(Source code of charts)
|---|

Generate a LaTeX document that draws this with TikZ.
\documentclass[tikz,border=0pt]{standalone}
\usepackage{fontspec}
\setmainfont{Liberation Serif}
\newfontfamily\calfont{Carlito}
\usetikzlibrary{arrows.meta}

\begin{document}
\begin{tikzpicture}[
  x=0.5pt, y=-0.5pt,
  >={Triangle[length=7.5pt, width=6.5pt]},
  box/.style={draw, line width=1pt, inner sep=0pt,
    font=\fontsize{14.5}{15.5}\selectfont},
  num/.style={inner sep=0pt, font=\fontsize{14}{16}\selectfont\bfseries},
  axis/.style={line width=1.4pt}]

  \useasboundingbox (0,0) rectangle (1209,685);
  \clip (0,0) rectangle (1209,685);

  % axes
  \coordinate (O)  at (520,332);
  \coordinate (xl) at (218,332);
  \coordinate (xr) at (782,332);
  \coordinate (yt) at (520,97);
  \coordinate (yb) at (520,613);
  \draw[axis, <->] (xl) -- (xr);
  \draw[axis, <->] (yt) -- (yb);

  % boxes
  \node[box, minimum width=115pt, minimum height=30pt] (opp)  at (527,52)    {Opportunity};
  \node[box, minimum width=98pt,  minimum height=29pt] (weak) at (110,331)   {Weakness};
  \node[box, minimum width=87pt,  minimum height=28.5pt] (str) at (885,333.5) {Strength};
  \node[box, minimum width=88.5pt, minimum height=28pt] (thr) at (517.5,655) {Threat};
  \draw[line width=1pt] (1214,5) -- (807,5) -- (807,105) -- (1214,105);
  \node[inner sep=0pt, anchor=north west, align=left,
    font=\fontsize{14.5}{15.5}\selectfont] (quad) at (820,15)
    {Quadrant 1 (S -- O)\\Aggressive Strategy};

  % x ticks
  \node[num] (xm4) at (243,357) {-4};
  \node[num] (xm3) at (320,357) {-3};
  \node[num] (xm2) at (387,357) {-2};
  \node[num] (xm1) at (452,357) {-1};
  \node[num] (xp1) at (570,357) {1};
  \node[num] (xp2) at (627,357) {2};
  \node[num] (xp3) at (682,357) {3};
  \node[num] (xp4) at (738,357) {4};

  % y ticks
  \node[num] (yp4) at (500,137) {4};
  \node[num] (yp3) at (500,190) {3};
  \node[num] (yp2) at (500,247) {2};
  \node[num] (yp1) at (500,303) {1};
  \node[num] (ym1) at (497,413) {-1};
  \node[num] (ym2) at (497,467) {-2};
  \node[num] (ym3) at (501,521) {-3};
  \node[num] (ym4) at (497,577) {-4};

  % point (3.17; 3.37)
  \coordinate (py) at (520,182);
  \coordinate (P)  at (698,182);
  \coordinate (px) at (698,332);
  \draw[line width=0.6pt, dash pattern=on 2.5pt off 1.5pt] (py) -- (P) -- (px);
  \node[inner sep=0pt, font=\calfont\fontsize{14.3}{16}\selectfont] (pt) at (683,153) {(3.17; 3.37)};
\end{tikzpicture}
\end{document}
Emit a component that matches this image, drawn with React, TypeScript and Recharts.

|---|

Extract each entry in full and write it down exactly.

Generate a LaTeX document that draws this with TikZ.
\documentclass[tikz,border=0pt]{standalone}
\usepackage{fontspec}
\setmainfont{Liberation Serif}
\newfontfamily\calfont{Carlito}
\usetikzlibrary{arrows.meta}

\begin{document}
\begin{tikzpicture}[
  x=0.5pt, y=-0.5pt,
  >={Triangle[length=7.5pt, width=6.5pt]},
  box/.style={draw, line width=1pt, inner sep=0pt,
    font=\fontsize{14.5}{15.5}\selectfont},
  num/.style={inner sep=0pt, font=\fontsize{14}{16}\selectfont\bfseries},
  axis/.style={line width=1.4pt}]

  \useasboundingbox (0,0) rectangle (1209,685);
  \clip (0,0) rectangle (1209,685);

  % axes
  \coordinate (O)  at (520,332);
  \coordinate (xl) at (218,332);
  \coordinate (xr) at (782,332);
  \coordinate (yt) at (520,97);
  \coordinate (yb) at (520,613);
  \draw[axis, <->] (xl) -- (xr);
  \draw[axis, <->] (yt) -- (yb);

  % boxes
  \node[box, minimum width=115pt, minimum height=30pt] (opp)  at (527,52)    {Opportunity};
  \node[box, minimum width=98pt,  minimum height=29pt] (weak) at (110,331)   {Weakness};
  \node[box, minimum width=87pt,  minimum height=28.5pt] (str) at (885,333.5) {Strength};
  \node[box, minimum width=88.5pt, minimum height=28pt] (thr) at (517.5,655) {Threat};
  \draw[line width=1pt] (1214,5) -- (807,5) -- (807,105) -- (1214,105);
  \node[inner sep=0pt, anchor=north west, align=left,
    font=\fontsize{14.5}{15.5}\selectfont] (quad) at (820,15)
    {Quadrant 1 (S -- O)\\Aggressive Strategy};

  % x ticks
  \node[num] (xm4) at (243,357) {-4};
  \node[num] (xm3) at (320,357) {-3};
  \node[num] (xm2) at (387,357) {-2};
  \node[num] (xm1) at (452,357) {-1};
  \node[num] (xp1) at (570,357) {1};
  \node[num] (xp2) at (627,357) {2};
  \node[num] (xp3) at (682,357) {3};
  \node[num] (xp4) at (738,357) {4};

  % y ticks
  \node[num] (yp4) at (500,137) {4};
  \node[num] (yp3) at (500,190) {3};
  \node[num] (yp2) at (500,247) {2};
  \node[num] (yp1) at (500,303) {1};
  \node[num] (ym1) at (497,413) {-1};
  \node[num] (ym2) at (497,467) {-2};
  \node[num] (ym3) at (501,521) {-3};
  \node[num] (ym4) at (497,577) {-4};

  % point (3.17; 3.37)
  \coordinate (py) at (520,182);
  \coordinate (P)  at (698,182);
  \coordinate (px) at (698,332);
  \draw[line width=0.6pt, dash pattern=on 2.5pt off 1.5pt] (py) -- (P) -- (px);
  \node[inner sep=0pt, font=\calfont\fontsize{14.3}{16}\selectfont] (pt) at (683,153) {(3.17; 3.37)};
\end{tikzpicture}
\end{document}
Emit a component that matches this image, drawn with React, TypeScript and Recharts.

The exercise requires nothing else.